Gates and Obama's four new nominees took turns speaking after the president, several of them delivering grave messages about the challenges confronting a nation burdened with overseas conflicts and budget deficits.
By persuading Panetta to move from the spy agency to the Pentagon, Obama has turned to a widely respected Washington insider and veteran of fierce budget fights as the administration prepares for intensifying political battles over shrinking an estimated $1.6 trillion annual federal deficit.
The choice of Panetta, who was budget chief under Democrat Bill Clinton, suggests the president sees Pentagon budget-cutting as a major issue.
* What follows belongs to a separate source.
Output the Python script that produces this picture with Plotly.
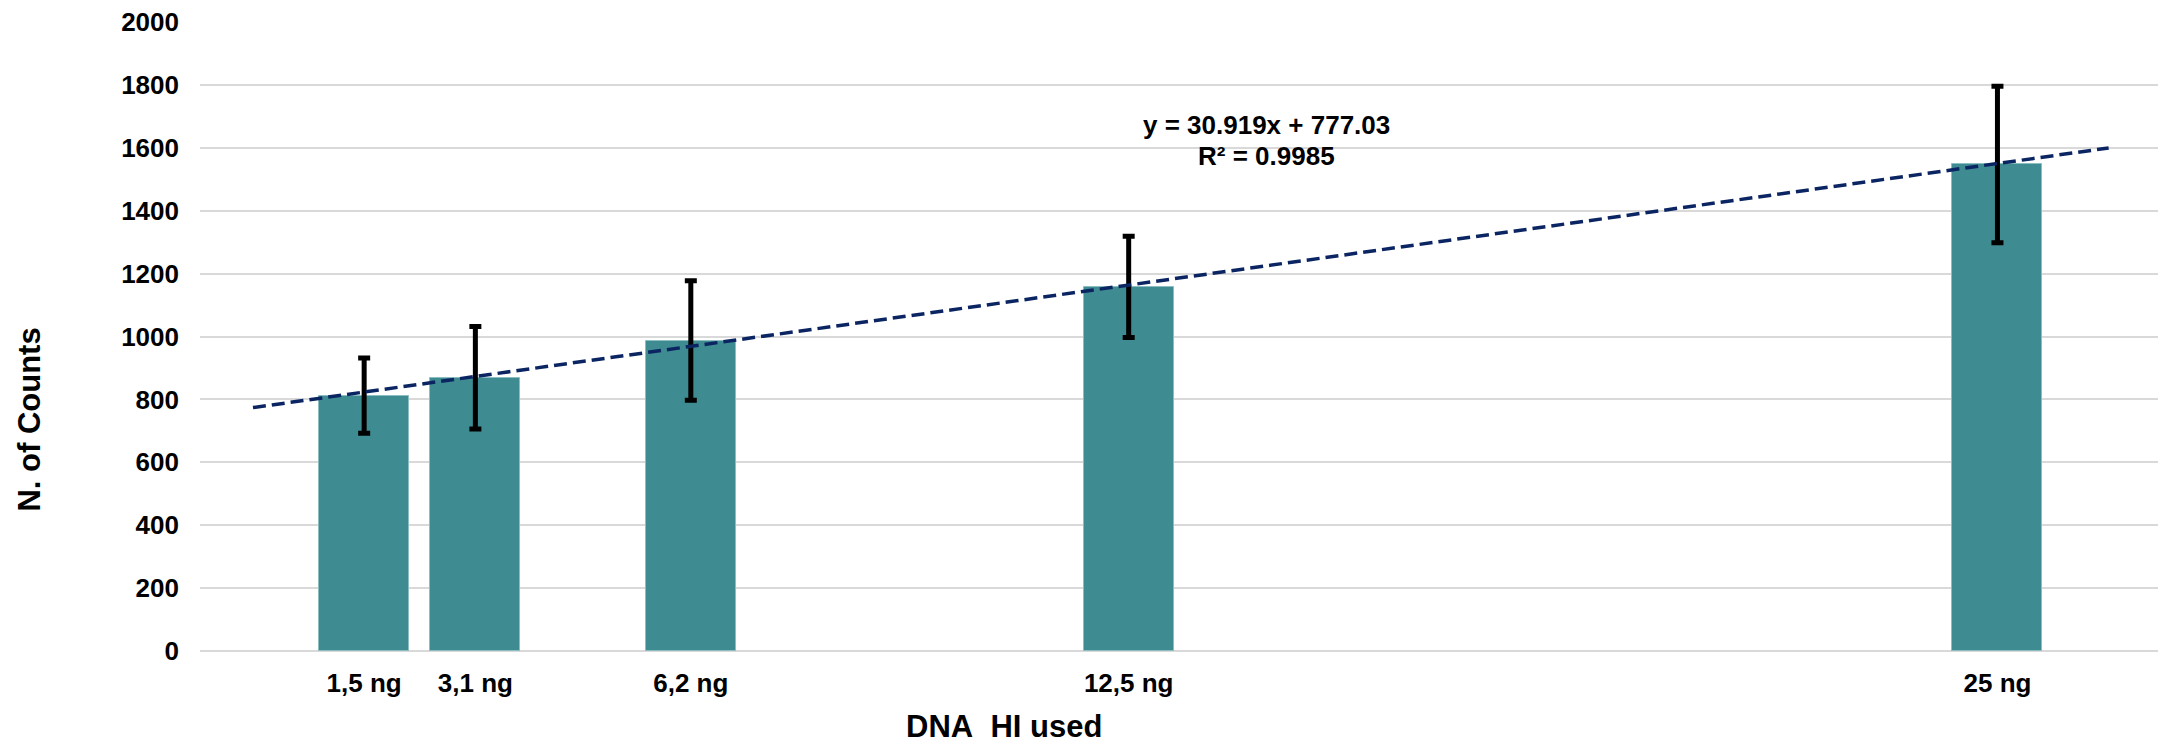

Gates, who oversaw a turnaround in the Iraq war in 2007 and pushed for a bigger troop commitment in Afghanistan last year, is known to believe that his cost-cutting initiatives are the most important features of the legacy he will leave after more than four years in office.
Gates has come up with $400 billion in cuts in the defense budget for the next 10 years, and Obama has asked him to come up with $400 billion more, a task that will now fall to Panetta.
Gates' arrival at the Pentagon in December 2006 began a period of major shifts in U.S. defense policy, including a more muscular approach in Iraq, an expansion of the heavily stressed Army and Marine Corps, a more conciliatory approach to Washington's European allies and better Pentagon relations with Congress. By the time he leaves June 30, Gates will be the fourth-longest serving Pentagon chief in history.